*Task brief:*
Count how many lines have the word "script" in them. Reply with that number by itself.

*Material:*

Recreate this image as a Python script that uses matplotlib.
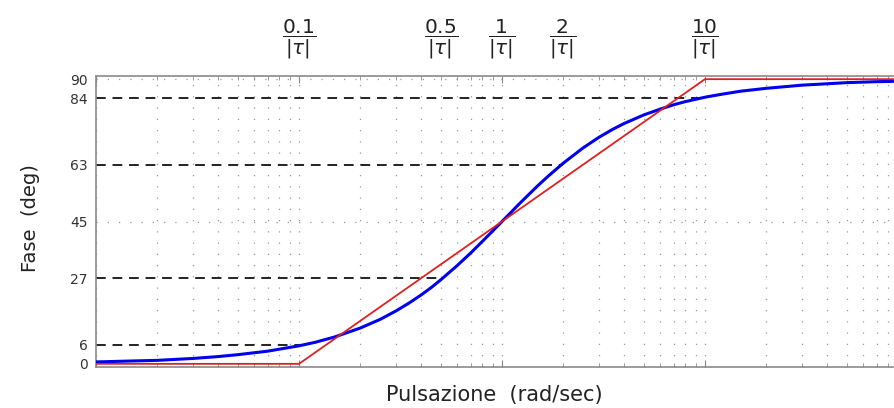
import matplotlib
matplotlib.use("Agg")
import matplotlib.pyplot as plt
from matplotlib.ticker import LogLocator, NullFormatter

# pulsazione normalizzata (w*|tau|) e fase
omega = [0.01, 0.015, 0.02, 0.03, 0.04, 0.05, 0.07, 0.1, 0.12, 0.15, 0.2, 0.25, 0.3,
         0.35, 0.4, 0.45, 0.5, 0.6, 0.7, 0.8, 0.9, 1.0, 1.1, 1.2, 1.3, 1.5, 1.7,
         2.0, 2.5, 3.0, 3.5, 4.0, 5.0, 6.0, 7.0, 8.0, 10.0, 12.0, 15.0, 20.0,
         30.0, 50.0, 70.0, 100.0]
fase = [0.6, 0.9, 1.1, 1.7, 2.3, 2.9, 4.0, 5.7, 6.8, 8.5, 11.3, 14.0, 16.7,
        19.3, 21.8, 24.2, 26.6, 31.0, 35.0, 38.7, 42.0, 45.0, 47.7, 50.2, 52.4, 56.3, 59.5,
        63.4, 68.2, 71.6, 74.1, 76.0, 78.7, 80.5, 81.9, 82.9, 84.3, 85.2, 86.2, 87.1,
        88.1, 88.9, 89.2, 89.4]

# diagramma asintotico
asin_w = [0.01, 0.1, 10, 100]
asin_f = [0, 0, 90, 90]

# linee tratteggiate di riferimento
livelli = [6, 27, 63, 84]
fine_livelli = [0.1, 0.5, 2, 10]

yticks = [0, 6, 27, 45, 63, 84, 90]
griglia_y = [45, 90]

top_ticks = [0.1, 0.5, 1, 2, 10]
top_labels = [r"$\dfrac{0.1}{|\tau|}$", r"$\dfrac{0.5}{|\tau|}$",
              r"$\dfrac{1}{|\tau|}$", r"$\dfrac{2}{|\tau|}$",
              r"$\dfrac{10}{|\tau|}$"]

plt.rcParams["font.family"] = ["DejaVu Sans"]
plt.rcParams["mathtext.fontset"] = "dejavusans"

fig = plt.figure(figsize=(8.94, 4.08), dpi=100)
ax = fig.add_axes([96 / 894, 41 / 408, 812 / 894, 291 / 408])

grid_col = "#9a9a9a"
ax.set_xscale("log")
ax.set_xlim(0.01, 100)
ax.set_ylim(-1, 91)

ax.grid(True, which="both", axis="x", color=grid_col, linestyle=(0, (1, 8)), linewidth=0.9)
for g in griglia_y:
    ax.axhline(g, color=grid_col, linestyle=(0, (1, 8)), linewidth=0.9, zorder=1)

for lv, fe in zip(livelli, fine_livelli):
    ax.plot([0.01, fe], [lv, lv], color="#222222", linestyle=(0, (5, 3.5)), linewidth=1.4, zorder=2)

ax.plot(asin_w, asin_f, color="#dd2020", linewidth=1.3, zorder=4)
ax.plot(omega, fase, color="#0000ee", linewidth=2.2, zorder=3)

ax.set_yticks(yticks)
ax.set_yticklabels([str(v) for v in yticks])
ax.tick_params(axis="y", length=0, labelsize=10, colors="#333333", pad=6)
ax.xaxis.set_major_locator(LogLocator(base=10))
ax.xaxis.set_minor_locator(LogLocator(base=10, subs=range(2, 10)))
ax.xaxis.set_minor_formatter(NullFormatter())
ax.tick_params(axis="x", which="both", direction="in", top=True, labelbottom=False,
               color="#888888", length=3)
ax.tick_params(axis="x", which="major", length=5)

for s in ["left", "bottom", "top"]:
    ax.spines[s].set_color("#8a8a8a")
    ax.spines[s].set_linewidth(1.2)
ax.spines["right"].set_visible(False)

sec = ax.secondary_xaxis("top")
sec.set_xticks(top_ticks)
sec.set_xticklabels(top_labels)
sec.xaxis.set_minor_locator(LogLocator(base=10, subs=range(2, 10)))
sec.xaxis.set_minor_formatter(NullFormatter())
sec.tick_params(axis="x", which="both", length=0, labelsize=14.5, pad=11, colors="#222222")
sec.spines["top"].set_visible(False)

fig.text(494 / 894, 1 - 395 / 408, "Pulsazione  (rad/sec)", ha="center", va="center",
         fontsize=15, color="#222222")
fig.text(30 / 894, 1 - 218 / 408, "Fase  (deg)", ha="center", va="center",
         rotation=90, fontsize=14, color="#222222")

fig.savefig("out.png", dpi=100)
* * *
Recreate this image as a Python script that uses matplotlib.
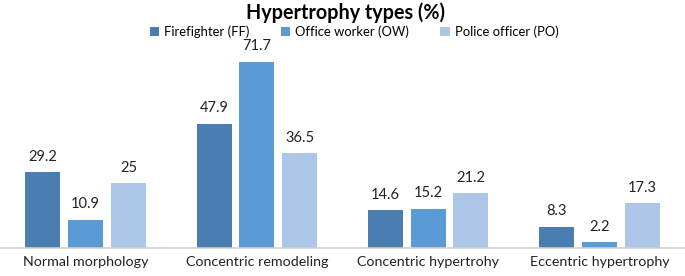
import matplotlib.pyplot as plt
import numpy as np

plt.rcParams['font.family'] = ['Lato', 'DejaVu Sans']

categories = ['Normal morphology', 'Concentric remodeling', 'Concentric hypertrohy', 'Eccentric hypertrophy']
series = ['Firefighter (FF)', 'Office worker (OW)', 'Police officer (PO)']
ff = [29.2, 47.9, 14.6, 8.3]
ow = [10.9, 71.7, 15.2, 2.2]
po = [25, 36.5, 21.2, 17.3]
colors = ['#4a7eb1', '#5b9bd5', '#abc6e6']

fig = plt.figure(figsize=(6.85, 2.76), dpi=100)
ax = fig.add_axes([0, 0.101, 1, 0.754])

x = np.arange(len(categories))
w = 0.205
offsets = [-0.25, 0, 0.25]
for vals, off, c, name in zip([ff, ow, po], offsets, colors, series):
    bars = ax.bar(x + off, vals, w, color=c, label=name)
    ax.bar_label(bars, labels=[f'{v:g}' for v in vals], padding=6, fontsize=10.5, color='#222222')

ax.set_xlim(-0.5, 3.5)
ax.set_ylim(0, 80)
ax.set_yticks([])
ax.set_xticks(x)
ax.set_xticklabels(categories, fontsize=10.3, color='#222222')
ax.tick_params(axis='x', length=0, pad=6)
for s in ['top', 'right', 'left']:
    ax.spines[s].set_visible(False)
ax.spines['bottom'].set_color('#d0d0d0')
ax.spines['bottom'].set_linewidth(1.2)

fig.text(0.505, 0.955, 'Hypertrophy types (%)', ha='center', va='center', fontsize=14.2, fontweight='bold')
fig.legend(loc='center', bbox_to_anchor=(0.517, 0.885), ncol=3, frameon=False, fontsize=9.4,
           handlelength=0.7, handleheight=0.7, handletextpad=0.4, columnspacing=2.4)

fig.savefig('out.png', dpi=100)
==
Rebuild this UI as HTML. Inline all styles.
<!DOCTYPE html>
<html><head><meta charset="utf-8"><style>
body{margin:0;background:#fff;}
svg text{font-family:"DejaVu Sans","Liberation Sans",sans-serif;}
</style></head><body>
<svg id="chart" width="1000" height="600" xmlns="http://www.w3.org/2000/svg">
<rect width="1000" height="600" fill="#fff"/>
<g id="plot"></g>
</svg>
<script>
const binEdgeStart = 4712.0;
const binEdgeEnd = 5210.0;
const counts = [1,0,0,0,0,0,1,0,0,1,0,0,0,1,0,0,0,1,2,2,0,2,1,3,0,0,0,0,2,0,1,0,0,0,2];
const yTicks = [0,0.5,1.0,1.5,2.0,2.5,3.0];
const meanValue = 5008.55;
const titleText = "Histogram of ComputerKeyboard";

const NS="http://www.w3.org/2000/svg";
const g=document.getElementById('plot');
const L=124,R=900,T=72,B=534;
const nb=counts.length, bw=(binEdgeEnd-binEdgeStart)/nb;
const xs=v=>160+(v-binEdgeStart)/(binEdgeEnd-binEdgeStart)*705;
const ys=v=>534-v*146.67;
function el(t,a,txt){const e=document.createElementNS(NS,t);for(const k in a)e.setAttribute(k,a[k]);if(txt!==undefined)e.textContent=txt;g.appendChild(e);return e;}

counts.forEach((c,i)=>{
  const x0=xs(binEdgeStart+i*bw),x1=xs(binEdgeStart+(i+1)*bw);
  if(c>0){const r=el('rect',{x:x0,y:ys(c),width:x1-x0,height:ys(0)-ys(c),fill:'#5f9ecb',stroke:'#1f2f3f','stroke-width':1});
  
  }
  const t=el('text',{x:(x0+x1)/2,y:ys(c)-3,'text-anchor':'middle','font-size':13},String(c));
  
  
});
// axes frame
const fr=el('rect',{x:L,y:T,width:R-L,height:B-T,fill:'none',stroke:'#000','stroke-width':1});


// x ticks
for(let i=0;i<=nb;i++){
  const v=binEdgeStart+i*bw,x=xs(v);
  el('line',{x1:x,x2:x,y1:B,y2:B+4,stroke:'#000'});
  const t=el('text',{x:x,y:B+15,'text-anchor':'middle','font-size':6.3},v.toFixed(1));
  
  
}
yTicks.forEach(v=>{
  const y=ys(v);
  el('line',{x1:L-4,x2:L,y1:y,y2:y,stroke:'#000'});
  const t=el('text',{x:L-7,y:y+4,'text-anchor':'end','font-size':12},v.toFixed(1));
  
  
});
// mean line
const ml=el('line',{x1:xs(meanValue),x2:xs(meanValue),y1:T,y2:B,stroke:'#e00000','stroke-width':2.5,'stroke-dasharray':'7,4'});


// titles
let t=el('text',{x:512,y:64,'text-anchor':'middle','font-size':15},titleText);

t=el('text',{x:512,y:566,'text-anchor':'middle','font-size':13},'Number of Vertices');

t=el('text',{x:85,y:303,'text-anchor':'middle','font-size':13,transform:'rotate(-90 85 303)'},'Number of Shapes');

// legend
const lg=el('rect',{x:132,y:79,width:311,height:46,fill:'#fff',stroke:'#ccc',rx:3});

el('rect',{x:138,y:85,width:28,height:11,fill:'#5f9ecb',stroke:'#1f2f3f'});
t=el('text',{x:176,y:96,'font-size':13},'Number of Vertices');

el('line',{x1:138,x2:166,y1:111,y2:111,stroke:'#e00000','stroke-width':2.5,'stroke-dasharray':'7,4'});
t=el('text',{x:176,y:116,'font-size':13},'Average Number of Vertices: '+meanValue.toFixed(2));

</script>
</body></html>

*Result below:*
4